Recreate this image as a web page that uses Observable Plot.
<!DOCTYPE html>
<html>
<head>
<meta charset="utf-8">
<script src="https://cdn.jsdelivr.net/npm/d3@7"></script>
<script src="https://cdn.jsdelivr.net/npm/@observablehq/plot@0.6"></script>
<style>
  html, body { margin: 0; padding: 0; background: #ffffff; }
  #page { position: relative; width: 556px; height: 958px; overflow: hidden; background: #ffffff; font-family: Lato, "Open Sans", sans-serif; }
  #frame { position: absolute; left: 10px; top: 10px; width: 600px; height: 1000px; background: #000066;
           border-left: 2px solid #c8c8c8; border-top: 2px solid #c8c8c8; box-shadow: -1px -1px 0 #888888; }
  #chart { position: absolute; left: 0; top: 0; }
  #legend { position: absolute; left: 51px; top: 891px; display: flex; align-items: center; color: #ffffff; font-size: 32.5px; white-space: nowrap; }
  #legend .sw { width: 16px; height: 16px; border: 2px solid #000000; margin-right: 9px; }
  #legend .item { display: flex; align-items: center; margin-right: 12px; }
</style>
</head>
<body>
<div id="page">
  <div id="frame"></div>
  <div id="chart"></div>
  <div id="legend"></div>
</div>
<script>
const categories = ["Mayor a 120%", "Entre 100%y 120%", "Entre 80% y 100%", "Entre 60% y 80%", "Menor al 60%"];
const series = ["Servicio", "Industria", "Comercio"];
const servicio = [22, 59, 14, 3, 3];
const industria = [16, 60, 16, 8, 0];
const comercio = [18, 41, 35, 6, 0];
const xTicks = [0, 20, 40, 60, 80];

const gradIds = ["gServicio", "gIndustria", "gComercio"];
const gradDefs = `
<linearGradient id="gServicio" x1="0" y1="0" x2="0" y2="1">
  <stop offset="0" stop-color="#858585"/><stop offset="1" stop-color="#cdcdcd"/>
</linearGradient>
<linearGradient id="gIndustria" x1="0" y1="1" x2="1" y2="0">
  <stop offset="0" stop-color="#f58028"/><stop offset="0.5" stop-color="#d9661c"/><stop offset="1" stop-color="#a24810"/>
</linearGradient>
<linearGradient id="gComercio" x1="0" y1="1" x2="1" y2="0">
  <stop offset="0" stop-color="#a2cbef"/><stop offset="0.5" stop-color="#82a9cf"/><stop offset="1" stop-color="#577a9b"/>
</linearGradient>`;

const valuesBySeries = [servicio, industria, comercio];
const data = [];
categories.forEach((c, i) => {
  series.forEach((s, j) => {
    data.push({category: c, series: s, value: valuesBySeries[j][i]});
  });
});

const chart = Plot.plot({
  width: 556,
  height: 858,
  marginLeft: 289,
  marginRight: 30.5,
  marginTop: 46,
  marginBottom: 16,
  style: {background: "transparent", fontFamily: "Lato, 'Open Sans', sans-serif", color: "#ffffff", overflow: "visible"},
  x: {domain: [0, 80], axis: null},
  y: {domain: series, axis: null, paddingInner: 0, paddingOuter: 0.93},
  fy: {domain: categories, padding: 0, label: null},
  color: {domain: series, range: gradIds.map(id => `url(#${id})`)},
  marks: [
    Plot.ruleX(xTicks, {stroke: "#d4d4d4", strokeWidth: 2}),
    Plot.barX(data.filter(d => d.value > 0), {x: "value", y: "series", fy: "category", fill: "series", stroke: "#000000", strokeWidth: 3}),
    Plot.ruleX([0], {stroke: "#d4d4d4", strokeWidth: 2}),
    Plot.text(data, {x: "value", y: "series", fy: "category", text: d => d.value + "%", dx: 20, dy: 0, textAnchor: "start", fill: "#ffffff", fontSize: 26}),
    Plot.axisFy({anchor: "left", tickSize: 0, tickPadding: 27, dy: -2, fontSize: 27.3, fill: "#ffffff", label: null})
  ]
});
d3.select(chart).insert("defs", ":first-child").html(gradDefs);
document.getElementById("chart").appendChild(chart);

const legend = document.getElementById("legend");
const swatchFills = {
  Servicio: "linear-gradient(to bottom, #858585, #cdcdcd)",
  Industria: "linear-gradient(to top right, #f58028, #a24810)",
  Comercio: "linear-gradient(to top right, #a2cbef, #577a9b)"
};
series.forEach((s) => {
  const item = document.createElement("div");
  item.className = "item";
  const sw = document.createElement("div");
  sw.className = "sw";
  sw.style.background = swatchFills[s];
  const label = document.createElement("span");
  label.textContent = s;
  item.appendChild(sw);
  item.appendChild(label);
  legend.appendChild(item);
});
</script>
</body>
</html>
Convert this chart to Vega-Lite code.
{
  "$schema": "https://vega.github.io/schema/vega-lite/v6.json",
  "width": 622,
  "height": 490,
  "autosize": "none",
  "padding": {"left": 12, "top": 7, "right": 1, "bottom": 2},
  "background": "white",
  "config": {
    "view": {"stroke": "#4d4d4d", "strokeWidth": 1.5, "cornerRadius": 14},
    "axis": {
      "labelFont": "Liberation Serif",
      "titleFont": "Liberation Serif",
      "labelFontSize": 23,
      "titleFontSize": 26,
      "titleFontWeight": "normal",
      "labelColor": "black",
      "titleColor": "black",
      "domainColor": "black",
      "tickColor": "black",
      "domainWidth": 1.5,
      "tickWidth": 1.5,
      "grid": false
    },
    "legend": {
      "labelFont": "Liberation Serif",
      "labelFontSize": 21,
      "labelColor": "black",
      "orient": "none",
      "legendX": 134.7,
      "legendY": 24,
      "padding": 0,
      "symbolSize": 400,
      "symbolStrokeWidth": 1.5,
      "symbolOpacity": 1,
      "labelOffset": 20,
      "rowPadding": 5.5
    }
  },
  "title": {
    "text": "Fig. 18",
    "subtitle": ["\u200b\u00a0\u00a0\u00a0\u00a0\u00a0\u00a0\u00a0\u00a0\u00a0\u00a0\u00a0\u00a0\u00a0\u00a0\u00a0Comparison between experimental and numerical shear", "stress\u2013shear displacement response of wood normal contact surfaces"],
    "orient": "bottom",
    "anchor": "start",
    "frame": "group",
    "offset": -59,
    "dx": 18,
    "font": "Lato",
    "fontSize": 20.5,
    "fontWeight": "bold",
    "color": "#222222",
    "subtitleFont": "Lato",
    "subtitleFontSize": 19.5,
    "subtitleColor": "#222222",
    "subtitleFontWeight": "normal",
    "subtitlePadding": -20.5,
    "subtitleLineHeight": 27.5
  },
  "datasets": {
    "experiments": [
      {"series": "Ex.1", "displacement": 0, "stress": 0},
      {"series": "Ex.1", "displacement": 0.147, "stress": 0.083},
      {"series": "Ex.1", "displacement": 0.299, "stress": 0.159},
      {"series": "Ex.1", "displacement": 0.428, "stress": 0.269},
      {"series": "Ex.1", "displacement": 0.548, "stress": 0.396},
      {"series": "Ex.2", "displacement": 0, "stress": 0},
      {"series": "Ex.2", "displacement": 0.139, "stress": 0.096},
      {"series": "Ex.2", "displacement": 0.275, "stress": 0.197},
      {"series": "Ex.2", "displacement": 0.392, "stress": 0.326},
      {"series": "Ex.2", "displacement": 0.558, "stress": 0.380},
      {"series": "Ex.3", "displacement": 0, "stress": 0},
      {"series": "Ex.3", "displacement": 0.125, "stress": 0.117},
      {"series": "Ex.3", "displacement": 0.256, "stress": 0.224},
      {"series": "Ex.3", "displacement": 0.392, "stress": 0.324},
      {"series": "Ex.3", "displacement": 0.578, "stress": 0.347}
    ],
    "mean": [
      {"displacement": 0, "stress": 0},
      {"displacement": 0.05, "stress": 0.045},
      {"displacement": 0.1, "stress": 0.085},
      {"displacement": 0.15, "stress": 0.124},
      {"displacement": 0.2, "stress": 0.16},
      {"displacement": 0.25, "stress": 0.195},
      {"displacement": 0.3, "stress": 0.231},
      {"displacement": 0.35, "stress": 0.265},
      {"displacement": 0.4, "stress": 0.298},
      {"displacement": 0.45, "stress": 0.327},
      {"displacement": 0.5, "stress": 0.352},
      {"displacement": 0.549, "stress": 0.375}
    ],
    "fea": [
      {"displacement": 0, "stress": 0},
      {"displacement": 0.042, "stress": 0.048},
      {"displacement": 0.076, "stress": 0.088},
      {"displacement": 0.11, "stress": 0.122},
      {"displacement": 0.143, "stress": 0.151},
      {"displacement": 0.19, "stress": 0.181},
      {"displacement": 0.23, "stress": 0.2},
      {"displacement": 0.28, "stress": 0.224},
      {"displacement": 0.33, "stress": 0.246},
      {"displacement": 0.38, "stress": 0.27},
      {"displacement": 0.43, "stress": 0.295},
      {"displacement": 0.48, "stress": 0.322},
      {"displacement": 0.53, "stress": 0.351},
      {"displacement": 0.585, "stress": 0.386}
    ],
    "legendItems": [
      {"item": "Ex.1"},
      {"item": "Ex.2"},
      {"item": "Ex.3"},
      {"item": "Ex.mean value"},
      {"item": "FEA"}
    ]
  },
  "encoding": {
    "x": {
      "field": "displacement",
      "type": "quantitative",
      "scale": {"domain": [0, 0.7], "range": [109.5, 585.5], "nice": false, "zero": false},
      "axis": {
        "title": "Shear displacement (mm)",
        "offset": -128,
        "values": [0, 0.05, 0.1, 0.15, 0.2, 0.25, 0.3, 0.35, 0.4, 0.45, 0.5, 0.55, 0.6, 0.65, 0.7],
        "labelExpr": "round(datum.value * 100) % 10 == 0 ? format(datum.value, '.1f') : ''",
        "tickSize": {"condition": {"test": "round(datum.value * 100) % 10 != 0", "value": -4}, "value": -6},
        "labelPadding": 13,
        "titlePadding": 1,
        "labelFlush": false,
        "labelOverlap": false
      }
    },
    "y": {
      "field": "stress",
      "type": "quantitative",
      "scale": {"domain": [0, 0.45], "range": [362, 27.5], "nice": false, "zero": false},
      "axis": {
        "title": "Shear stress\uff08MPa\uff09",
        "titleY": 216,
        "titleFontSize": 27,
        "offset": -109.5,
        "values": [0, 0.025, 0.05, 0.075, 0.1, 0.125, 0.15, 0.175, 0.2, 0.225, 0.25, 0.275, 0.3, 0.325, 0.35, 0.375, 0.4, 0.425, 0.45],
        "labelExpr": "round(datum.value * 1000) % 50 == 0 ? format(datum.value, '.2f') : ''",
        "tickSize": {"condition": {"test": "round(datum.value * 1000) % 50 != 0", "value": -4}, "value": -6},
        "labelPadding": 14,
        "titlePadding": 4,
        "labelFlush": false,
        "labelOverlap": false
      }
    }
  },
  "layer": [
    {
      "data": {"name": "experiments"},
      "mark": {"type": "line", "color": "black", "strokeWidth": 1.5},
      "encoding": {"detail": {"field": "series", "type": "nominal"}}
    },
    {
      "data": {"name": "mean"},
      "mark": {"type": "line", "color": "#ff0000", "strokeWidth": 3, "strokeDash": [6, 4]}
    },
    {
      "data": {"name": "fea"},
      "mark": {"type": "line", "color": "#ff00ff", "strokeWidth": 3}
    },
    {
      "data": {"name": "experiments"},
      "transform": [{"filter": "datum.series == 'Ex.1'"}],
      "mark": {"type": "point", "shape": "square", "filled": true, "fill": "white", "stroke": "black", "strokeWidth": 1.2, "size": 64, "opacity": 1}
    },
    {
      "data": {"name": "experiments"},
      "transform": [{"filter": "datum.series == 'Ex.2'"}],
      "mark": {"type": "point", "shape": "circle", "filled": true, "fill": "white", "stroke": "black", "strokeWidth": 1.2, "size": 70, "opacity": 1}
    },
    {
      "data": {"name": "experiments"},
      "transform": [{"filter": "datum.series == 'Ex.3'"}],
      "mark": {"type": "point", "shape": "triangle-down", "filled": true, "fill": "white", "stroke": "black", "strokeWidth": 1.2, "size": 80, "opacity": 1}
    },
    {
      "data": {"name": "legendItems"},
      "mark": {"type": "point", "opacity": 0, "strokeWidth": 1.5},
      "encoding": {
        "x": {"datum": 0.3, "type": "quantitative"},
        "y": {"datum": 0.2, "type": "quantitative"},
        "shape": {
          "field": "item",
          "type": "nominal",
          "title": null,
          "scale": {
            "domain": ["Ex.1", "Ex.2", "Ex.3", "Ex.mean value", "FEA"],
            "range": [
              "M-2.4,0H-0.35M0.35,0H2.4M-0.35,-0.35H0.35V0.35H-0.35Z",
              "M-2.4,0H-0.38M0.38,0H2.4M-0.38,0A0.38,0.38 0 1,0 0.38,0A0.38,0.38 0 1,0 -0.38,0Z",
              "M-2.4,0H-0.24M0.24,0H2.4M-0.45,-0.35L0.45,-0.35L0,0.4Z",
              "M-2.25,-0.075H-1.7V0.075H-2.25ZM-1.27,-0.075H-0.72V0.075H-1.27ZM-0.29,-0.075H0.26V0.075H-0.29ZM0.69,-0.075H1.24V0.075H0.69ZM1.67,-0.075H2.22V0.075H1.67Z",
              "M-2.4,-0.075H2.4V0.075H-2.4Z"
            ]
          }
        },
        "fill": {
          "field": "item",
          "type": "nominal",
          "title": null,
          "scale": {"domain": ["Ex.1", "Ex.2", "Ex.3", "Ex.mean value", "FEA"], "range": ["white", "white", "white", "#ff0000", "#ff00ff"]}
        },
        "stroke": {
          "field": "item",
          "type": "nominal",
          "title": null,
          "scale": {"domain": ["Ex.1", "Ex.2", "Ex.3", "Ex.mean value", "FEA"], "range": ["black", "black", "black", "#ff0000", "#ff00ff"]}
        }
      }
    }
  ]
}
• • • •
Written problem — Copy out the listing above, line by line and exactly, from its first line to the line holding "const xTicks = [0, 20, 40, 60, 80];", inclusive.

Written response —
Recreate this image as a web page that uses Observable Plot.
<!DOCTYPE html>
<html>
<head>
<meta charset="utf-8">
<script src="https://cdn.jsdelivr.net/npm/d3@7"></script>
<script src="https://cdn.jsdelivr.net/npm/@observablehq/plot@0.6"></script>
<style>
  html, body { margin: 0; padding: 0; background: #ffffff; }
  #page { position: relative; width: 556px; height: 958px; overflow: hidden; background: #ffffff; font-family: Lato, "Open Sans", sans-serif; }
  #frame { position: absolute; left: 10px; top: 10px; width: 600px; height: 1000px; background: #000066;
           border-left: 2px solid #c8c8c8; border-top: 2px solid #c8c8c8; box-shadow: -1px -1px 0 #888888; }
  #chart { position: absolute; left: 0; top: 0; }
  #legend { position: absolute; left: 51px; top: 891px; display: flex; align-items: center; color: #ffffff; font-size: 32.5px; white-space: nowrap; }
  #legend .sw { width: 16px; height: 16px; border: 2px solid #000000; margin-right: 9px; }
  #legend .item { display: flex; align-items: center; margin-right: 12px; }
</style>
</head>
<body>
<div id="page">
  <div id="frame"></div>
  <div id="chart"></div>
  <div id="legend"></div>
</div>
<script>
const categories = ["Mayor a 120%", "Entre 100%y 120%", "Entre 80% y 100%", "Entre 60% y 80%", "Menor al 60%"];
const series = ["Servicio", "Industria", "Comercio"];
const servicio = [22, 59, 14, 3, 3];
const industria = [16, 60, 16, 8, 0];
const comercio = [18, 41, 35, 6, 0];
const xTicks = [0, 20, 40, 60, 80];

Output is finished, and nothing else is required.